Opinion
Daily Nation’s Editorial Faults Uhuru And Warn Citizens To The Stop Slide Into Dictatorship
By Nation Editorial
Two related developments this week reinforce a growing feeling that the current administration is steadily pushing the country back to the imperial presidency jettisoned under the 2010 Constitution. Unless checked, the manoeuvres will erode all the democratic gains of years of painful and gallant struggles.
One, President Uhuru Kenyatta convened a Jubilee Party Parliamentary Group meeting whose outcome was to change the leadership of National Assembly committees. That came hot on the heels of a similar machination for the Senate. The net effect of that is that Parliament, which is constitutionally independent, is being controlled by the Executive. That is an affront to the principle of separation of powers and antithetical to democracy.

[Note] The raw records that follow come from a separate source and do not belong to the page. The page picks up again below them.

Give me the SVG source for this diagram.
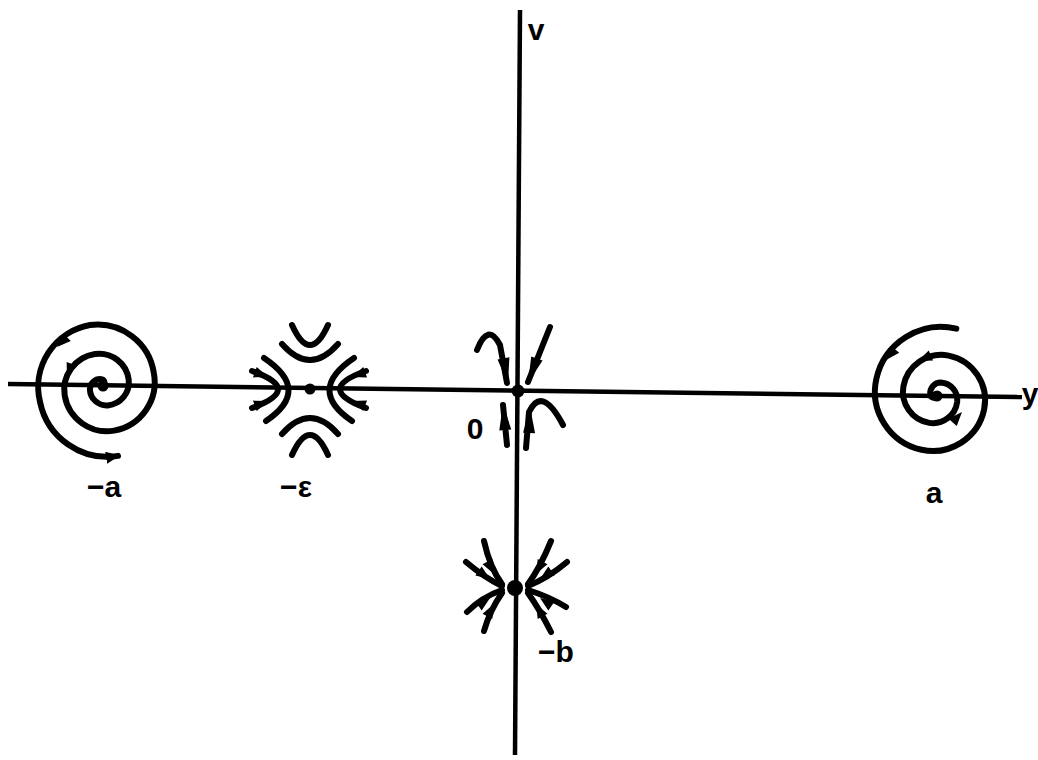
<svg xmlns="http://www.w3.org/2000/svg" xmlns:xlink="http://www.w3.org/1999/xlink" width="1038" height="760" viewBox="0 0 1038 760">
<style>
.ln{fill:none;stroke:#000;stroke-width:6;stroke-linecap:round;stroke-linejoin:round}
.ax{fill:none;stroke:#000;stroke-width:4.5}
.lb{font-family:"Liberation Sans",Arial,sans-serif;font-weight:bold;font-size:30px;fill:#000}
</style>
<defs>
<path id="tip" d="M0,0 L-14,-5.5 L-14,5.5 Z" fill="#000"/>
<path id="wedge" d="M0,0 L-26,-6 L-26,6 Z" fill="#000"/>
<marker id="end" markerUnits="userSpaceOnUse" markerWidth="20" markerHeight="14" refX="12" refY="6" orient="auto"><path d="M0,0 L14,6 L0,12 Z" fill="#000"/></marker>
</defs>
<rect width="1038" height="760" fill="#fff"/>
<g id="axes">
<line class="ax" x1="8" y1="384" x2="1022" y2="397"/>
<line class="ax" x1="520" y1="10" x2="515" y2="755"/>
</g>
<g id="spiral-neg-a">
<path class="ln" marker-end="url(#end)" d="M103,386 A3.8,3.8 0 0 0 101.3,379.2 A10.25,10.25 0 0 0 89.9,389.3 A16.75,16.75 0 0 0 107.8,405.4 A23.25,23.25 0 0 0 128.7,379.6 A29.75,29.75 0 0 0 95,354 A36.25,36.25 0 0 0 64.7,395.6 A42.75,42.75 0 0 0 114.1,430.6 A49.25,49.25 0 0 0 153.9,373.3 A57,57 0 0 0 90,325 A63,63 0 0 0 40,401.8 A68.75,68.75 0 0 0 118,455.9"/>
<use xlink:href="#tip" transform="translate(57,347) rotate(135)"/>
<use xlink:href="#tip" transform="translate(67,377) rotate(110)"/>
<circle cx="103" cy="386" r="5.5"/>
</g>
<g id="saddle-neg-eps">
<path class="ln" d="M292,325 Q310,365 328,325"/>
<path class="ln" d="M282,344 Q310,376 338,344"/>
<path class="ln" d="M282,434 Q310,402 338,434"/>
<path class="ln" d="M292,455 Q310,415 328,455"/>
<path class="ln" d="M264,358 Q312,390 266,421"/>
<path class="ln" d="M252,371 Q304,389 252,408"/>
<path class="ln" d="M354,358 Q306,390 352,421"/>
<path class="ln" d="M366,371 Q314,389 366,408"/>
<use xlink:href="#tip" transform="translate(268,401) rotate(-20)"/>
<use xlink:href="#tip" transform="translate(268,377) rotate(20)"/>
<use xlink:href="#tip" transform="translate(352,377) rotate(160)"/>
<use xlink:href="#tip" transform="translate(352,401) rotate(200)"/>
<circle cx="310" cy="389" r="5.5"/>
</g>
<g id="origin">
<path class="ln" d="M477,350 Q488,322 500,345 L507,383"/>
<use xlink:href="#wedge" transform="translate(508,384) rotate(80)"/>
<path class="ln" d="M550,327 L528,382"/>
<use xlink:href="#wedge" transform="translate(528,383) rotate(110)"/>
<path class="ln" d="M507,445 L503,405"/>
<use xlink:href="#wedge" transform="translate(503,404) rotate(-95)"/>
<path class="ln" d="M526,448 L529,412 Q542,385 563,425"/>
<use xlink:href="#wedge" transform="translate(530,407) rotate(-88)"/>
<circle cx="518" cy="391" r="6.5"/>
</g>
<g id="node-neg-b">
<path class="ln" d="M484,541 Q490,568 502,584"/>
<path class="ln" d="M466,562 Q485,578 502,586"/>
<path class="ln" d="M467,612 Q482,597 502,590"/>
<path class="ln" d="M484,631 Q490,610 502,593"/>
<path class="ln" d="M551,541 Q540,568 528,584"/>
<path class="ln" d="M567,562 Q548,578 528,586"/>
<path class="ln" d="M566,607 Q550,597 528,590"/>
<path class="ln" d="M551,632 Q540,610 528,593"/>
<use xlink:href="#tip" transform="translate(494,574) rotate(62)"/>
<use xlink:href="#tip" transform="translate(490,579) rotate(35)"/>
<use xlink:href="#tip" transform="translate(490,598) rotate(-35)"/>
<use xlink:href="#tip" transform="translate(494,604) rotate(-62)"/>
<use xlink:href="#tip" transform="translate(536,574) rotate(118)"/>
<use xlink:href="#tip" transform="translate(540,579) rotate(145)"/>
<use xlink:href="#tip" transform="translate(540,598) rotate(215)"/>
<use xlink:href="#tip" transform="translate(536,604) rotate(242)"/>
<circle cx="515" cy="588" r="8"/>
</g>
<g id="spiral-a">
<path class="ln" d="M956.3,328.7 A66.5,66.5 0 0 0 876.4,378.6 A59.5,59.5 0 0 0 921.6,449.8 A52.5,52.5 0 0 0 984.1,409.5 A45.5,45.5 0 0 0 948.6,355.6 A38.5,38.5 0 0 0 903.4,386.4 A31.5,31.5 0 0 0 929.3,422.9 A24.5,24.5 0 0 0 957.2,401.8 A17.5,17.5 0 0 0 940.9,382.5 A10.5,10.5 0 0 0 930.3,394.1 A3.6,3.6 0 0 0 937,396"/>
<use xlink:href="#tip" transform="translate(886,360) rotate(130)"/>
<use xlink:href="#tip" transform="translate(918,361) rotate(157)"/>
<use xlink:href="#tip" transform="translate(962,412) rotate(-48)"/>
<circle cx="937" cy="396" r="5.5"/>
</g>
<g id="labels">
<text class="lb" x="536" y="40" text-anchor="middle">v</text>
<text class="lb" x="1030" y="404" text-anchor="middle">y</text>
<text class="lb" x="104" y="497" text-anchor="middle">−a</text>
<text class="lb" x="296" y="497" text-anchor="middle">−ε</text>
<text class="lb" x="934" y="503" text-anchor="middle">a</text>
<text class="lb" x="475" y="439" text-anchor="middle">0</text>
<text class="lb" x="556" y="662" text-anchor="middle">−b</text>
</g>
</svg>
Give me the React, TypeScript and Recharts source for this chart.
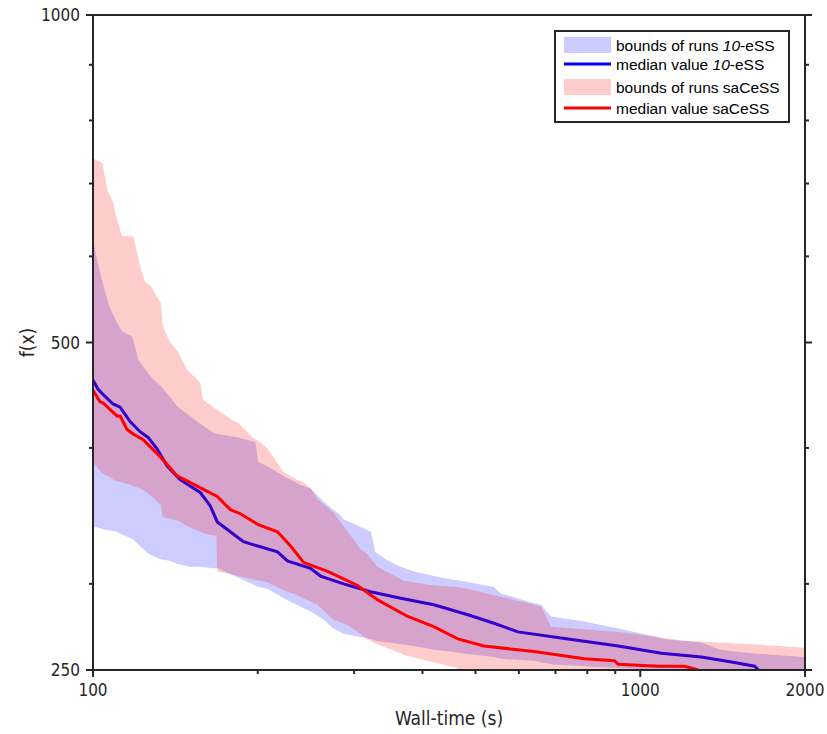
import React from 'react';
import { ComposedChart, Area, Line, XAxis, YAxis, Legend } from 'recharts';

// axis ticks
const timeTicks = [100, 200, 300, 400, 500, 600, 700, 800, 900, 1000, 2000];
const timeLabels = [100, 1000, 2000];
const fTicks = [250, 300, 400, 500, 600, 700, 800, 900, 1000];
const fLabels = [250, 500, 1000];

// bounds of runs 10-eSS
const essTime = [100, 102, 104, 107, 110.5, 113, 118, 121, 126, 129, 133, 138, 142.5, 150.5, 157, 166, 169, 184, 198, 200.5, 208, 223, 239, 250, 264, 275, 283, 287, 322, 328, 346, 365, 386, 420, 450, 470, 540, 556, 640, 659, 687, 790, 912, 1080, 1100, 1293, 1400, 1597, 2000];
const essLow = [339, 338, 337, 336, 335, 333, 330, 326, 320, 318, 316, 315, 313, 311, 311, 310, 310, 304, 299, 298, 297, 291, 286, 283, 278, 273, 271, 270, 267, 266, 265, 264, 263, 261, 260, 259, 257, 256, 255, 254, 253, 252, 251, 250, 249, 249, 249, 249, 249];
const essHigh = [622, 592, 569, 540, 522, 512, 506, 482, 469, 462, 456, 446, 437, 428, 421, 413, 412, 409, 405, 388, 385, 377, 370, 367, 357, 351, 347, 344, 335, 321, 315, 311, 308, 305, 303, 302, 298, 294, 288, 287, 280, 277, 273, 268, 267, 265, 261, 259, 257];

// bounds of runs saCeSS
const sacTime = [100, 104, 106.5, 109, 110, 113, 118.5, 122, 124.5, 128, 131, 133, 134, 135.5, 138.5, 143, 148.5, 152.5, 157, 159, 168, 168.7, 180, 184, 196, 202, 208, 211, 223, 236, 242, 250, 257, 275, 292, 308, 316, 331, 365, 370, 420, 462, 480, 556, 640, 659, 687, 912, 1204, 1597, 2000];
const sacLow = [388, 379, 377, 374, 373, 372, 369, 367, 365, 361, 357, 355, 346, 345, 344, 343, 339, 337, 335, 334, 332, 308, 306, 305, 303, 302, 301, 300, 296, 293, 291, 289, 287, 278, 275, 270, 267, 264, 259, 258, 254, 251, 247, 247, 247, 247, 247, 247, 247, 247, 247];
const sacHigh = [738, 731, 688, 672, 655, 626, 626, 587, 569, 562, 550, 544, 520, 511, 500, 490, 472, 466, 459, 443, 434, 434, 424, 422, 409, 405, 400, 396, 380, 374, 372, 367, 359, 349, 335, 323, 320, 311, 303, 302, 299, 298, 297, 292, 287, 286, 274, 271, 266, 264, 262];

// median value 10-eSS
const essMedTime = [100, 102.1, 104.3, 108.8, 112.1, 116.9, 121.9, 126.1, 131, 136.6, 144.3, 157, 163.7, 168.7, 178.2, 188.3, 217.3, 226.6, 249.7, 260.5, 287, 321.6, 364.9, 419.5, 484.2, 540.4, 597.8, 738.3, 911.8, 1093, 1293, 1487, 1618, 1645];
const essMed = [462, 453, 448, 439, 436, 423, 414, 409, 399, 385, 374, 364, 354, 342, 335, 328, 321, 315, 310, 305, 300, 295, 291, 287, 281, 276, 271, 267, 263, 259, 257, 254, 252, 250];

// median value saCeSS
const sacMedTime = [100, 103, 104.3, 110.6, 112.1, 115.4, 118.4, 123.5, 134.3, 142.5, 155, 168.7, 178.2, 185.9, 200.5, 217.3, 229.6, 242.4, 268.3, 304.4, 331.3, 375.9, 419.5, 464.2, 518, 639.5, 789.9, 896.6, 911.8, 1079, 1204, 1277];
const sacMed = [452, 441, 440, 428, 428, 416, 412, 407, 390, 377, 369, 361, 351, 348, 340, 335, 325, 314, 308, 299, 290, 280, 274, 267, 263, 260, 256, 255, 253, 252, 252, 250];

const essBand = essTime.map((t, i) => ({ t, range: [essLow[i], essHigh[i]] }));
const sacBand = sacTime.map((t, i) => ({ t, range: [sacLow[i], sacHigh[i]] }));
const essLine = essMedTime.map((t, i) => ({ t, v: essMed[i] }));
const sacLine = sacMedTime.map((t, i) => ({ t, v: sacMed[i] }));

const AXIS = '#262626';
const tickFont = "'DejaVu Sans Condensed', 'DejaVu Sans', sans-serif";
const legendFont = "'Liberation Sans', Arial, sans-serif";

const LeftTick = (props: any) => {
  const { x, y, payload } = props;
  const major = fLabels.includes(payload.value);
  return (
    <g>
      <line x1={x} y1={y} x2={x - (major ? 7 : 4)} y2={y} stroke={AXIS} strokeWidth={2} />
      {major && (
        <text x={x - 13} y={y} dy="0.36em" textAnchor="end" fill={AXIS} fontSize={17} fontFamily={tickFont}>
          {payload.value}
        </text>
      )}
    </g>
  );
};

const RightTick = (props: any) => {
  const { x, y, payload } = props;
  const major = fLabels.includes(payload.value);
  return <line x1={x} y1={y} x2={x + (major ? 7 : 4)} y2={y} stroke={AXIS} strokeWidth={2} />;
};

const BottomTick = (props: any) => {
  const { x, y, payload } = props;
  const major = timeLabels.includes(payload.value);
  return (
    <g>
      <line x1={x} y1={y} x2={x} y2={y + (major ? 7 : 4)} stroke={AXIS} strokeWidth={2} />
      {major && (
        <text x={x} y={y + 20} dy="0.36em" textAnchor="middle" fill={AXIS} fontSize={17} fontFamily={tickFont}>
          {payload.value}
        </text>
      )}
    </g>
  );
};

const TopTick = (props: any) => {
  const { x, y, payload } = props;
  const major = timeLabels.includes(payload.value);
  return <line x1={x} y1={y} x2={x} y2={y - (major ? 7 : 4)} stroke={AXIS} strokeWidth={2} />;
};

const LegendBox = () => {
  const rows = [13, 32, 55, 76];
  const txt = { fontSize: 15.5, fontFamily: legendFont, fill: '#000' };
  return (
    <div style={{ width: 236, height: 93, boxSizing: 'border-box', border: `2px solid ${AXIS}`, background: '#fff' }}>
      <svg width={232} height={89} style={{ display: 'block' }}>
        <rect x={8} y={rows[0] - 8} width={47} height={16} fill="#ccccff" />
        <text x={60} y={rows[0]} dy="0.36em" {...txt}>
          bounds of runs <tspan fontStyle="italic">10</tspan>-eSS
        </text>
        <line x1={8} x2={55} y1={rows[1]} y2={rows[1]} stroke="#0000ff" strokeWidth={3} />
        <text x={60} y={rows[1]} dy="0.36em" {...txt}>
          median value <tspan fontStyle="italic">10</tspan>-eSS
        </text>
        <rect x={8} y={rows[2] - 8} width={47} height={16} fill="#ffcccc" />
        <text x={60} y={rows[2]} dy="0.36em" {...txt}>
          bounds of runs saCeSS
        </text>
        <line x1={8} x2={55} y1={rows[3]} y2={rows[3]} stroke="#ff0000" strokeWidth={3} />
        <text x={60} y={rows[3]} dy="0.36em" {...txt}>
          median value saCeSS
        </text>
      </svg>
    </div>
  );
};

const App = () => {
  return (
    <div style={{ position: 'absolute', left: 0, top: 0, background: '#fff' }}>
      <ComposedChart width={827} height={734} margin={{ top: 0, right: 0, bottom: 0, left: 0 }}>
        <XAxis
          xAxisId="b"
          dataKey="t"
          type="number"
          scale="log"
          domain={[100, 2000]}
          allowDataOverflow
          ticks={timeTicks}
          interval={0}
          height={64}
          tickSize={0}
          tickMargin={0}
          tickLine={false}
          axisLine={{ stroke: AXIS, strokeWidth: 2 }}
          tick={<BottomTick />}
          label={(p: any) => (
            <text
              x={p.viewBox.x + p.viewBox.width / 2}
              y={p.viewBox.y + 48}
              dy="0.36em"
              textAnchor="middle"
              fill={AXIS}
              fontSize={19}
              fontFamily={tickFont}
            >
              Wall-time (s)
            </text>
          )}
        />
        <XAxis
          xAxisId="t"
          orientation="top"
          type="number"
          scale="log"
          domain={[100, 2000]}
          allowDataOverflow
          ticks={timeTicks}
          interval={0}
          height={15}
          tickSize={0}
          tickMargin={0}
          tickLine={false}
          axisLine={{ stroke: AXIS, strokeWidth: 2 }}
          tick={<TopTick />}
        />
        <YAxis
          yAxisId="l"
          type="number"
          scale="log"
          domain={[250, 1000]}
          allowDataOverflow
          ticks={fTicks}
          interval={0}
          width={93}
          tickSize={0}
          tickMargin={0}
          tickLine={false}
          axisLine={{ stroke: AXIS, strokeWidth: 2 }}
          tick={<LeftTick />}
          label={(p: any) => (
            <text
              x={27}
              y={p.viewBox.y + p.viewBox.height / 2}
              dy="0.36em"
              textAnchor="middle"
              fill={AXIS}
              fontSize={19}
              fontFamily={tickFont}
              transform={`rotate(-90 27 ${p.viewBox.y + p.viewBox.height / 2})`}
            >
              f(x)
            </text>
          )}
        />
        <YAxis
          yAxisId="r"
          orientation="right"
          type="number"
          scale="log"
          domain={[250, 1000]}
          allowDataOverflow
          ticks={fTicks}
          interval={0}
          width={22}
          tickSize={0}
          tickMargin={0}
          tickLine={false}
          axisLine={{ stroke: AXIS, strokeWidth: 2 }}
          tick={<RightTick />}
        />
        <Area
          xAxisId="b"
          yAxisId="l"
          data={essBand}
          dataKey="range"
          type="linear"
          stroke="none"
          fill="#0000ff"
          fillOpacity={0.2}
          isAnimationActive={false}
        />
        <Area
          xAxisId="b"
          yAxisId="l"
          data={sacBand}
          dataKey="range"
          type="linear"
          stroke="none"
          fill="#ff0000"
          fillOpacity={0.2}
          isAnimationActive={false}
        />
        {/* the 10-eSS median sits under the translucent saCeSS band in the original */}
        <Line
          xAxisId="b"
          yAxisId="l"
          data={essLine}
          dataKey="v"
          type="linear"
          stroke="#3300cc"
          strokeWidth={3}
          dot={false}
          isAnimationActive={false}
        />
        <Line
          xAxisId="b"
          yAxisId="l"
          data={sacLine}
          dataKey="v"
          type="linear"
          stroke="#ff0000"
          strokeWidth={3}
          dot={false}
          isAnimationActive={false}
        />
        <Legend
          layout="vertical"
          align="center"
          verticalAlign="middle"
          content={() => <LegendBox />}
          wrapperStyle={{ position: 'absolute', left: 554, top: 30, width: 236, height: 93 }}
        />
      </ComposedChart>
    </div>
  );
};

export default App;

Two, the President issued an executive order to reorganise the government that touches on the other arms of government and independent institutions. The institutions include the Judiciary and the Judicial Service Commission (JSC). Chief Justice David Maraga quickly challenged the directive on the grounds that the Executive had no jurisdictional powers over the Judiciary and JSC. The Executive was simply encroaching on other territories.
Since Parliament and the other independent institutions are included in the order, it is incumbent on them to repudiate it. That is the surest way of protecting their independence.
Chapter One of the Constitution bestows sovereign powers on three institutions — Parliament, Executive and Judiciary. Article 160 declares the independence of the Judiciary and states, among others, that it is not subject to control by any other person or authority. Similarly, independent commissions draw their powers under Article 249; Subsection 2(a) particularly insulates them from external control. The President’s order was issued under Article 132, which deals with the Executive only.
The foundation of our democracy is built on the pillar of separation of powers and institutionalising checks and balances among the three arms of government. In exercising their powers, the institutions work cooperatively and collaboratively. But none has powers over the other. So, citizens have to be alarmed when the Executive encroaches on the others’ territory, seemingly with a view to eventually rendering them subservient to it.
Juxtaposed against the goings-on in national politics, where the ruling party is engulfed in a vicious war of atrophy and the Opposition is muzzled by the ‘Handshake’ between President Kenyatta and ODM leader Raila Odinga, the country is fast sliding into dictatorship. Citizens and leaders of the independent institutions and agencies must rise up against erosion of democracy.